ESPN Driving Digital Content To Thwart Cord Cutting

Today's Wall Street Journal offers an in-depth piece on ESPN's strategic approach to the digital landscape.  Cutting to the chase, they recognized that cable revenue was at stake with the rise of streaming video on the web.  And no matter how much you raise your license fees to cover drops in cable subscription, eventually, cord cutting would impact its business.  The result, a digital network/app for cable authenticated customers, called WatchESPN.  "ESPN collects money for the app from pay-TV providers such as cable companies, which pay for the right to offer it to their customers. For ESPN, a second revenue stream comes from advertising on the app. "

Talk about a great extension of its linear channels.  An online app that cable operators pay a monthly license fee to ESPN and then market to its cable subscribers as an extension of their cable service.  And ESPN gets both some subscription revenue and advertising revenue from their digital business. 

Sports fans, especially ESPN fans, are most likely not the households dropping their cable subscriptions.  Consumers that are cord cutting tend to find non-sports content through other platforms.  So ESPN may be seeing loss of subscriber revenue because consumers are cutting off their cable subscriptions, but their ratings remain unchanged as their viewers are not the ones cutting the cord.  Ratings though could eventually drop as the cost of cable service eventually drives even the ardent sports fan away from cable.

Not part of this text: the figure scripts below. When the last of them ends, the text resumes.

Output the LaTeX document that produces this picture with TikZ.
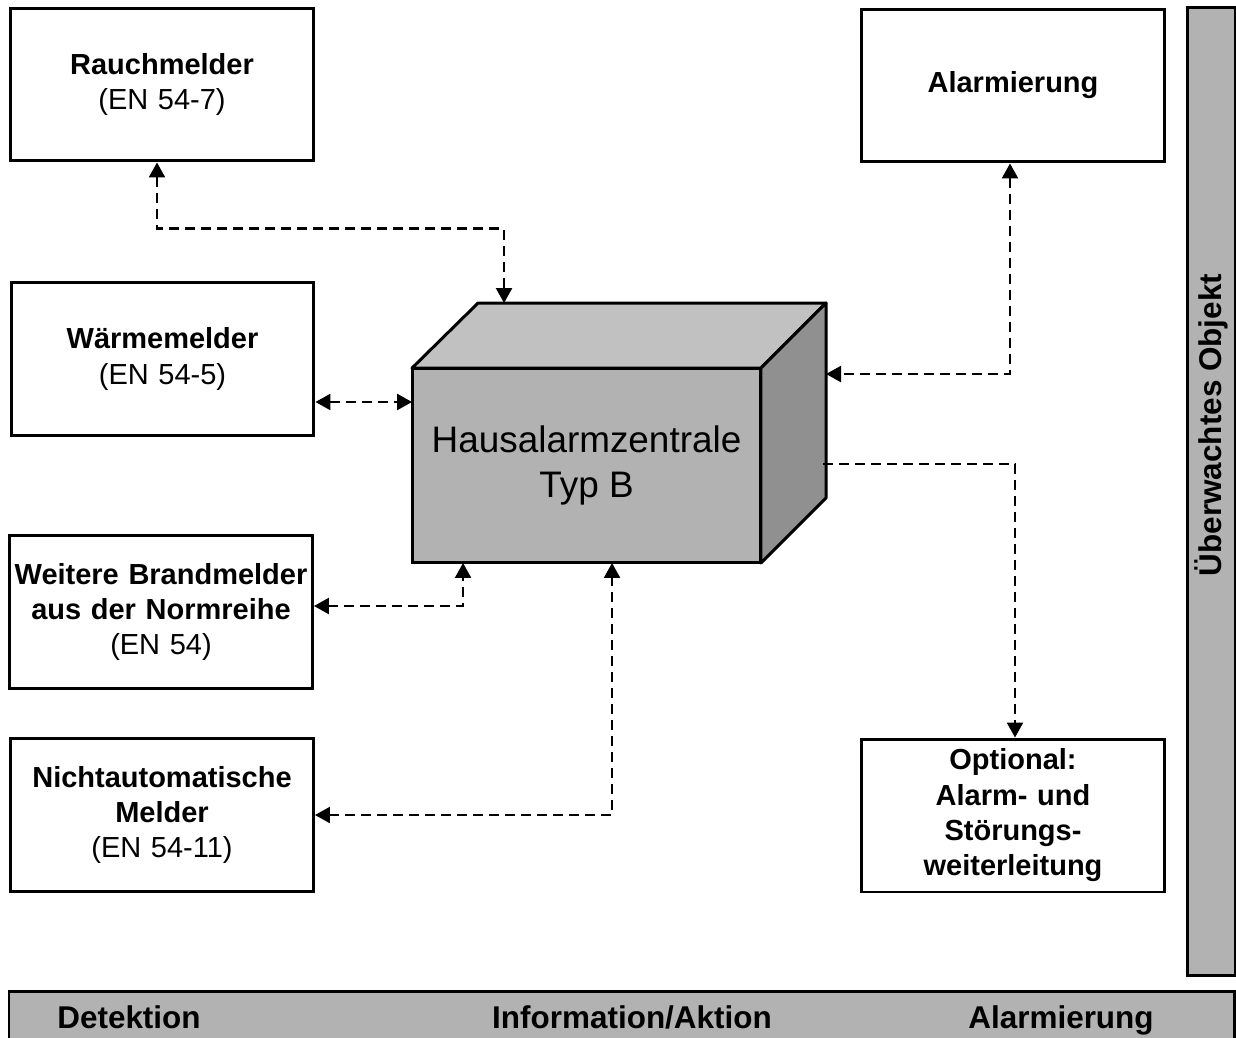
\documentclass[tikz,border=0pt]{standalone}
\usepackage{fontspec}
\setmainfont{Liberation Sans}
\usetikzlibrary{arrows.meta,calc}

\definecolor{balken}{gray}{0.70}
\definecolor{vorne}{gray}{0.70}
\definecolor{oben}{gray}{0.755}
\definecolor{seite}{gray}{0.565}

\tikzset{
    melder/.style={draw, line width=1.7pt, fill=white, minimum width=6.06cm,
        minimum height=3.06cm, text width=5.95cm, align=center, inner sep=0pt,
        font=\fontsize{16.5}{20.1}\selectfont},
    link/.style={line width=1.35pt, dash pattern=on 0.2cm off 0.12cm},
    bar/.style={draw, line width=1.7pt, fill=balken, outer sep=0pt, inner sep=0pt},
    phase/.style={anchor=base, font=\bfseries\fontsize{17.9}{20}\selectfont},
    >={Triangle[length=0.3cm,width=0.32cm]}
}

\begin{document}
\begin{tikzpicture}[x=0.02cm, y=-0.02cm]
        \useasboundingbox (0,0) rectangle (1236,1037);
        % ==== MELDER ====
        \node[melder] (rauch) at (162,84.5) {\textbf{Rauchmelder}\\(EN 54-7)};
        \node[melder] (waerme) at (162.5,359) {\textbf{Wärmemelder}\\(EN 54-5)};
        \node[melder] (weitere) at (161,612) {\textbf{Weitere Brandmelder}\\\textbf{aus der Normreihe}\\(EN 54)};
        \node[melder] (nicht) at (162,815) {\textbf{Nichtautomatische}\\\textbf{Melder}\\(EN 54-11)};
        \node[melder] (alarm) at (1013,85.5) {\textbf{Alarmierung}};
        \node[melder] (optional) at (1013,815.5) {\textbf{Optional:}\\\textbf{Alarm- und}\\\textbf{Störungs-}\\\textbf{weiterleitung}};

        % ==== ZENTRALE ====
        \node[draw, line width=1.7pt, fill=vorne, outer sep=0pt, minimum width=6.98cm,
            minimum height=3.9cm, align=center, font=\fontsize{21}{25.5}\selectfont]
            (zentrale) at (586.5,465.5) {Hausalarmzentrale\\Typ B};
        \draw[line width=1.7pt, fill=oben, line join=round] (zentrale.north west) -- ++(66,-65)
            -- ++(348,0) coordinate (rb) -- (zentrale.north east) -- cycle;
        \draw[line width=1.7pt, fill=seite, line join=round] (zentrale.north east) -- (rb)
            -- ++(0,195) -- (zentrale.south east) -- cycle;
        \coordinate (ztop) at ($(zentrale.north west)+(92,-65)$);

        % ==== VERBINDUNGEN ====
        \draw[link,<->] ($(rauch.south)+(-5,0)$) -- ++(0,66) -| (ztop);
        \draw[link,<->] ($(waerme.east)+(0,43)$) coordinate (w) -- (w -| zentrale.west);
        \draw[link,<->] ($(weitere.east)+(0,-6)$) -| ($(zentrale.south west)+(51,0)$);
        \draw[link,<->] (nicht.east) -| ($(zentrale.south west)+(200,0)$);
        \draw[link,<->] ($(alarm.south)+(-3,0)$) |- ($(rb)+(0,71)$);
        \draw[link,->] ($(rb)+(-3,161)$) -| ($(optional.north)+(2,0)$);

        % ==== BALKEN ====
        \node[bar, minimum width=0.96cm, minimum height=19.38cm] (objekt) at (1211,491.5) {};
        \node[rotate=90, font=\bfseries\fontsize{17.9}{20}\selectfont] (objekttext) at (1211,425) {Überwachtes Objekt};
        \node[bar, anchor=north west, minimum width=24.52cm, minimum height=1.5cm] (phasen) at (9,991) {};
        \node[phase] (detektion) at (129,1028) {Detektion};
        \node[phase] (info) at (632,1028) {Information/Aktion};
        \node[phase] (alarmierung) at (1061,1028) {Alarmierung};
\end{tikzpicture}
\end{document}
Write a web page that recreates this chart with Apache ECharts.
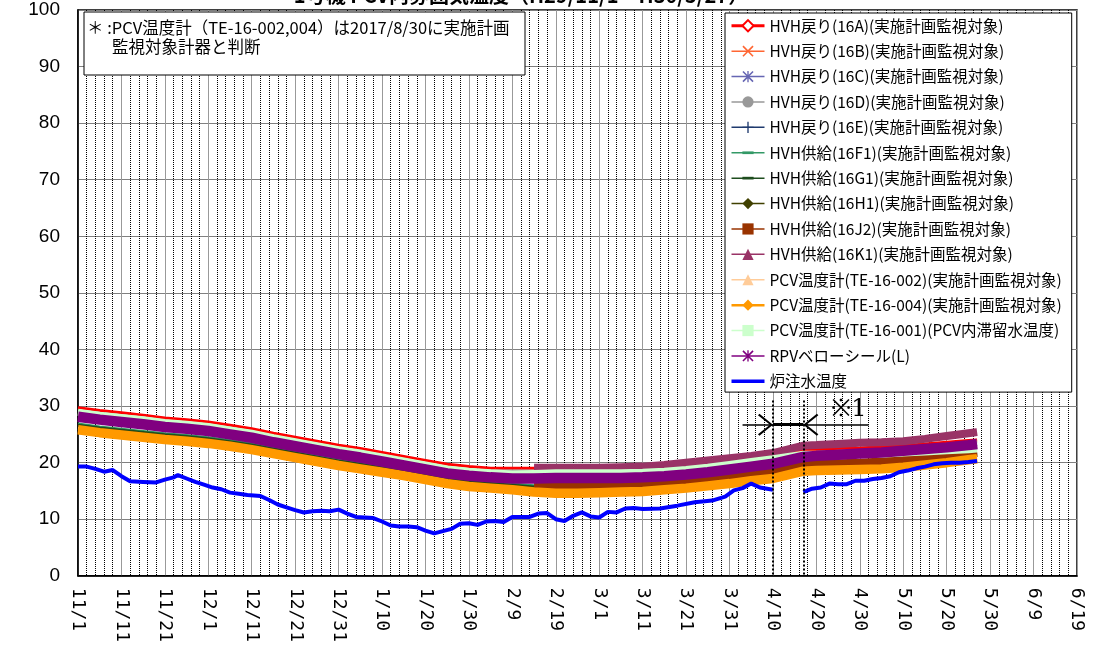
<!DOCTYPE html>
<html>
<head>
<meta charset="utf-8">
<title>PCV温度</title>
<script src="https://cdn.jsdelivr.net/npm/echarts@6/dist/echarts.min.js"></script>
<style>
html, body { margin: 0; padding: 0; background: #fff; }
#chart { width: 1100px; height: 645px; }
</style>
</head>
<body>
<div id="chart"></div>
<script>
/* x軸ラベル (11/1起点, 10日毎) */
var tickLabels = ['11/1','11/11','11/21','12/1','12/11','12/21','12/31','1/10','1/20','1/30','2/9','2/19',
    '3/1','3/11','3/21','3/31','4/10','4/20','4/30','5/10','5/20','5/30','6/9','6/19'];

/* 11/1からの経過日数 */
var days = [0,5,10,15,20,25,30,35,40,45,50,55,60,65,70,75,80,85,90,95,100,105,110,115,120,125,130,135,140,145,150,155,160,
    167,170,175,180,185,190,195,200,205,207];

var hvh16A = [29.7,29.2,28.8,28.4,27.9,27.6,27.2,26.6,26.0,25.2,24.5,23.8,23.1,22.5,21.8,21.1,20.4,19.7,19.3,19.0,19.0,19.0,19.0,19.0,19.1,19.2,19.3,19.5,19.8,20.1,20.5,20.9,21.3,
    22.2,22.3,22.5,22.6,22.8,23.0,23.3,23.6,23.9,24.0];
var hvh16B = [28.7,28.2,27.8,27.4,26.9,26.6,26.2,25.6,25.0,24.2,23.5,22.8,22.1,21.5,20.8,20.1,19.4,18.7,18.3,18.0,17.8,17.7,17.8,17.8,17.8,17.8,17.8,18.1,18.5,18.9,19.4,19.9,20.4,
    21.6,21.8,22.0,22.2,22.4,22.7,23.0,23.3,23.7,23.9];
var hvh16C = [28.4,27.9,27.5,27.1,26.6,26.3,25.9,25.3,24.7,23.9,23.2,22.5,21.8,21.2,20.5,19.8,19.1,18.4,18.0,17.7,17.5,17.4,17.5,17.5,17.5,17.5,17.5,17.8,18.2,18.6,19.1,19.6,20.1,
    21.3,21.5,21.7,21.9,22.1,22.4,22.7,23.0,23.4,23.6];
var hvh16D = [29.2,28.8,28.4,28.0,27.4,27.1,26.8,26.2,25.5,24.7,23.9,23.1,22.4,21.8,21.1,20.5,19.7,19.0,18.7,18.6,18.6,18.6,18.6,18.6,18.7,18.8,18.9,19.1,19.4,19.7,20.1,20.5,20.9,
    21.8,21.9,22.1,22.2,22.4,22.6,22.9,23.2,23.5,23.6];
var hvh16E = [27.9,27.4,27.0,26.6,26.1,25.8,25.4,24.8,24.2,23.4,22.7,22.0,21.3,20.7,20.0,19.3,18.6,17.9,17.5,17.2,17.0,16.9,17.0,17.0,17.0,17.0,17.0,17.3,17.7,18.1,18.6,19.1,19.6,
    20.8,21.0,21.2,21.4,21.6,21.9,22.2,22.5,22.9,23.1];
var hvh16F1 = [26.9,26.4,26.0,25.6,25.2,24.9,24.5,24.0,23.4,22.7,22.0,21.3,20.6,20.0,19.4,18.8,18.1,17.4,16.9,16.6,16.3,16.0,15.8,15.8,15.9,16.0,16.1,16.4,16.7,17.1,17.5,18.0,18.4,
    19.6,19.7,19.8,19.9,20.0,20.3,20.7,21.1,21.6,21.8];
var hvh16G1 = [26.7,26.2,25.8,25.4,25.0,24.7,24.3,23.8,23.2,22.5,21.8,21.1,20.4,19.8,19.2,18.6,17.9,17.2,16.7,16.4,16.1,15.8,15.6,15.6,15.7,15.8,15.9,16.2,16.5,16.9,17.3,17.8,18.2,
    19.4,19.5,19.6,19.7,19.8,20.1,20.5,20.9,21.4,21.6];
var hvh16H1 = [26.5,26.0,25.6,25.2,24.8,24.5,24.1,23.6,23.0,22.3,21.6,20.9,20.2,19.6,19.0,18.4,17.7,17.0,16.5,16.2,15.9,15.6,15.4,15.4,15.5,15.6,15.7,16.0,16.3,16.7,17.1,17.6,18.0,
    19.2,19.3,19.4,19.5,19.6,19.9,20.3,20.7,21.2,21.4];
var hvh16J2 = [null,null,null,null,null,null,null,null,null,null,null,null,null,null,null,null,null,null,null,null,null,
    15.8,15.8,15.8,15.8,15.9,16.0,16.4,16.8,17.2,17.6,18.0,18.4,
    19.6,19.7,19.8,19.9,20.1,20.4,20.8,21.2,21.6,21.8];
var hvh16K1 = [null,null,null,null,null,null,null,null,null,null,null,null,null,null,null,null,null,null,null,null,null,
    19.1,19.1,19.1,19.1,19.2,19.3,19.6,20.0,20.4,20.8,21.2,21.7,
    23.0,23.1,23.3,23.5,23.6,23.8,24.2,24.7,25.2,25.4];
var te002 = [26.1,25.6,25.2,24.8,24.4,24.1,23.7,23.2,22.6,21.9,21.2,20.5,19.8,19.2,18.6,18.0,17.3,16.6,16.1,15.8,15.5,15.2,15.0,15.0,15.1,15.2,15.3,15.6,15.9,16.3,16.7,17.2,17.6,
    18.8,18.9,19.0,19.1,19.2,19.5,19.9,20.3,20.8,21.0];
var te004 = [25.8,25.3,24.9,24.5,24.1,23.8,23.4,22.9,22.3,21.6,20.9,20.2,19.5,18.9,18.3,17.7,17.0,16.3,15.8,15.5,15.2,14.8,14.6,14.6,14.7,14.8,14.9,15.2,15.5,15.9,16.3,16.8,17.2,
    18.5,18.6,18.7,18.8,18.9,19.2,19.6,20.0,20.5,20.7];
var te001 = [28.9,28.4,28.0,27.6,27.1,26.8,26.4,25.8,25.2,24.4,23.7,23.0,22.3,21.7,21.0,20.3,19.6,18.9,18.5,18.2,18.0,18.1,18.2,18.2,18.2,18.2,18.3,18.5,18.8,19.2,19.7,20.2,20.7,
    21.5,21.5,21.5,21.5,21.5,21.7,21.9,22.1,22.3,22.4];
var rpvBellows = [28.1,27.6,27.2,26.8,26.3,26.0,25.6,25.0,24.4,23.6,22.9,22.2,21.5,20.9,20.2,19.5,18.8,18.1,17.7,17.4,17.2,17.2,17.3,17.3,17.3,17.3,17.4,17.6,17.9,18.3,18.8,19.3,19.8,
    21.0,21.2,21.4,21.6,21.8,22.1,22.4,22.7,23.1,23.3];

/* 炉注水温度 (4/10～4/17 欠測) */
var waterDays = [0,2,4,6,8,10,12,15,18,20,22,23,25,27,29,31,33,35,37,39,42,44,46,48,50,52,54,56,58,60,
    62,64,66,68,70,72,74,76,78,80,82,84,86,88,90,92,94,96,98,100,102,104,106,108,110,112,114,116,118,120,
    122,124,126,128,130,134,138,142,146,149,151,153,155,157,160,163,167,169,171,173,175,177,179,181,183,185,
    187,189,191,193,195,197,199,201,203,205,207];
var waterTemp = [19.3,19.3,18.9,18.4,18.7,17.6,16.7,16.6,16.5,17.0,17.4,17.8,17.2,16.6,16.1,15.6,15.3,14.7,14.5,14.3,
    14.1,13.4,12.6,12.1,11.6,11.2,11.4,11.5,11.4,11.7,11.0,10.4,10.3,10.2,9.6,8.9,8.7,8.7,8.6,8.0,
    7.5,7.9,8.3,9.2,9.3,9.0,9.6,9.7,9.5,10.4,10.4,10.4,11.0,11.1,10.0,9.7,10.6,11.2,10.5,10.3,
    11.3,11.2,11.9,12.0,11.8,11.9,12.4,13.0,13.3,14.0,15.1,15.5,16.3,15.6,15.2,null,
    14.8,15.4,15.6,16.3,16.2,16.2,16.8,16.8,17.1,17.3,17.6,18.3,18.6,19.0,19.3,19.7,19.9,20.0,20.0,20.1,20.3];

var FONT = "'Noto Sans CJK JP', sans-serif";

/* 記号 */
var symCross = 'path://M0,1L1,0L5,4L9,0L10,1L6,5L10,9L9,10L5,6L1,10L0,9L4,5Z';
var symStar = 'path://M0,1L1,0L5,4L9,0L10,1L6,5L10,9L9,10L5,6L1,10L0,9L4,5Z M4.4,0H5.6V10H4.4Z';
var symPlus = 'path://M4.4,0H5.6V4.4H10V5.6H5.6V10H4.4V5.6H0V4.4H4.4Z';
var symDash = 'path://M1,3.8H9V6.2H1Z M5,0L5,0 M5,10L5,10';
var symChevron = 'path://M11,0L22,13.5L20.6,15L11,3L1.4,15L0,13.5Z';

function zip(xs, ys) {
    var out = [];
    for (var i = 0; i < xs.length; i++) {
        out.push([xs[i], ys[i]]);
    }
    return out;
}

function lineSeries(name, xs, ys, color, width, symbol) {
    return {
        name: name,
        type: 'line',
        data: zip(xs, ys),
        symbol: symbol,
        showSymbol: false,
        connectNulls: false,
        lineStyle: { color: color, width: width },
        itemStyle: { color: color },
        emphasis: { disabled: true },
        animation: false
    };
}

var series = [
    lineSeries('HVH戻り(16A)(実施計画監視対象)', days, hvh16A, '#ff0000', 3, 'emptyDiamond'),
    lineSeries('HVH戻り(16B)(実施計画監視対象)', days, hvh16B, '#ff6633', 2, symCross),
    lineSeries('HVH戻り(16C)(実施計画監視対象)', days, hvh16C, '#6666b3', 2, symStar),
    lineSeries('HVH戻り(16D)(実施計画監視対象)', days, hvh16D, '#999999', 2, 'circle'),
    lineSeries('HVH戻り(16E)(実施計画監視対象)', days, hvh16E, '#1f3a6e', 2, symPlus),
    lineSeries('HVH供給(16F1)(実施計画監視対象)', days, hvh16F1, '#339966', 2, symDash),
    lineSeries('HVH供給(16G1)(実施計画監視対象)', days, hvh16G1, '#1e4d1e', 2, symDash),
    lineSeries('HVH供給(16H1)(実施計画監視対象)', days, hvh16H1, '#404000', 2, 'diamond'),
    lineSeries('HVH供給(16J2)(実施計画監視対象)', days, hvh16J2, '#993300', 9, 'rect'),
    lineSeries('HVH供給(16K1)(実施計画監視対象)', days, hvh16K1, '#993366', 8, 'triangle'),
    lineSeries('PCV温度計(TE-16-002)(実施計画監視対象)', days, te002, '#ffcc99', 3, 'triangle'),
    lineSeries('PCV温度計(TE-16-004)(実施計画監視対象)', days, te004, '#ff9900', 9.5, 'diamond'),
    lineSeries('PCV温度計(TE-16-001)(PCV内滞留水温度)', days, te001, '#ccffcc', 7, 'rect'),
    lineSeries('RPVベローシール(L)', days, rpvBellows, '#800080', 10.5, symStar),
    lineSeries('炉注水温度', waterDays, waterTemp, '#0000ff', 4, 'none')
];

/* ※1 注記 */
series[14].markLine = {
    silent: true,
    symbol: ['none', 'none'],
    animation: false,
    label: { show: false },
    lineStyle: { color: '#000', width: 1.5, type: 'solid' },
    data: [
        [{ coord: [160, 31], lineStyle: { type: [2, 2], width: 2 } }, { coord: [160, 0] }],
        [{ coord: [167, 31], lineStyle: { type: [2, 2], width: 2 } }, { coord: [167, 0] }],
        [{ coord: [153, 26.7] }, { coord: [182, 26.7] }],
        [{ coord: [160, 26.7], lineStyle: { width: 3 } }, { coord: [167, 26.7] }]
    ]
};
series[14].markPoint = {
    silent: true,
    animation: false,
    itemStyle: { color: '#000' },
    label: { show: false },
    data: [
        { coord: [160, 26.7], symbol: symChevron, symbolSize: [22, 15], symbolRotate: -90, symbolOffset: [-7.5, 0] },
        { coord: [167, 26.7], symbol: symChevron, symbolSize: [22, 15], symbolRotate: 90, symbolOffset: [7.5, 0] },
        {
            coord: [177.5, 29.4], symbol: 'circle', symbolSize: 1, itemStyle: { color: 'rgba(0,0,0,0)' },
            label: { show: true, position: 'inside', formatter: '※1', fontSize: 24, color: '#000',
                fontFamily: "'DejaVu Serif', serif" }
        }
    ]
};

var legendData = series.map(function (s) {
    return { name: s.name };
});
legendData[0].lineStyle = { width: 3 };
legendData[11].lineStyle = { width: 2.5 };
legendData[14].icon = 'path://M0,0H33V3.5H0Z';

var chart = echarts.init(document.getElementById('chart'));
chart.setOption({
    animation: false,
    backgroundColor: '#fff',
    textStyle: { fontFamily: FONT },
    grid: { left: 78, right: 23, top: 10, bottom: 69, show: true, borderColor: '#000', borderWidth: 1.5 },
    legend: {
        orient: 'vertical',
        left: 725,
        top: 13,
        padding: [5, 10, 3, 5],
        itemWidth: 33,
        itemHeight: 14,
        itemGap: 9.9,
        selectedMode: false,
        backgroundColor: '#fff',
        borderColor: '#000',
        borderWidth: 1,
        lineStyle: { width: 1.5 },
        textStyle: { fontSize: 15.5, lineHeight: 14, color: '#000', fontFamily: FONT },
        data: legendData,
        z: 10
    },
    xAxis: {
        type: 'value',
        min: 0,
        max: 230,
        interval: 10,
        axisLine: { show: true, lineStyle: { color: '#000', width: 1.5 } },
        axisTick: { show: false },
        axisLabel: {
            rotate: -90,
            fontSize: 18,
            fontFamily: "'DejaVu Sans Mono', monospace",
            color: '#000',
            margin: 12,
            showMinLabel: true,
            showMaxLabel: true,
            formatter: function (v) { return tickLabels[Math.round(v / 10)]; }
        },
        splitLine: { show: true, lineStyle: { color: '#999', width: 1 } },
        minorTick: { show: false, splitNumber: 5 },
        minorSplitLine: { show: true, lineStyle: { color: '#000', width: 1, type: [1, 1] } }
    },
    yAxis: {
        type: 'value',
        min: 0,
        max: 100,
        interval: 10,
        axisLine: { show: true, lineStyle: { color: '#000', width: 1.5 } },
        axisTick: { show: false },
        axisLabel: { fontSize: 19, fontFamily: "'Liberation Sans', sans-serif", color: '#000', margin: 18 },
        splitLine: { show: true, lineStyle: { color: '#808080', width: 1 } }
    },
    graphic: [
        {
            type: 'text', x: 521, y: 5, z: 100,
            style: { text: '1号機 PCV内雰囲気温度（H29/11/1～H30/5/27）', font: 'bold 20px ' + FONT,
                fill: '#000', textAlign: 'center', textVerticalAlign: 'bottom' }
        },
        {
            type: 'rect', z: 100,
            shape: { x: 84, y: 12, width: 441, height: 63 },
            style: { fill: '#fff', stroke: '#000', lineWidth: 1 }
        },
        {
            type: 'text', x: 87, y: 28, z: 101,
            style: { text: '＊ :PCV温度計（TE-16-002,004）は2017/8/30に実施計画', font: '16.5px ' + FONT,
                fill: '#000', textVerticalAlign: 'middle' }
        },
        {
            type: 'text', x: 112, y: 47, z: 101,
            style: { text: '監視対象計器と判断', font: '16.5px ' + FONT, fill: '#000', textVerticalAlign: 'middle' }
        }
    ],
    series: series
});
</script>
</body>
</html>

For now, ESPN has created a smart digital business that retains cable subscribers and keeps cable operators happy while building out an ESPN digital business that could one day become a standalone subscription OTT network.  "ESPN is talking to broadband providers about other Internet products, such as an ultra-high-definition version of its TV channels that would be offered only to people who upgrade to faster tiers of broadband. "  ESPN seems to have found a way to straddle the cable and digital business; hopefully, they can keep their balance as consumers continue to adapt to a digital world.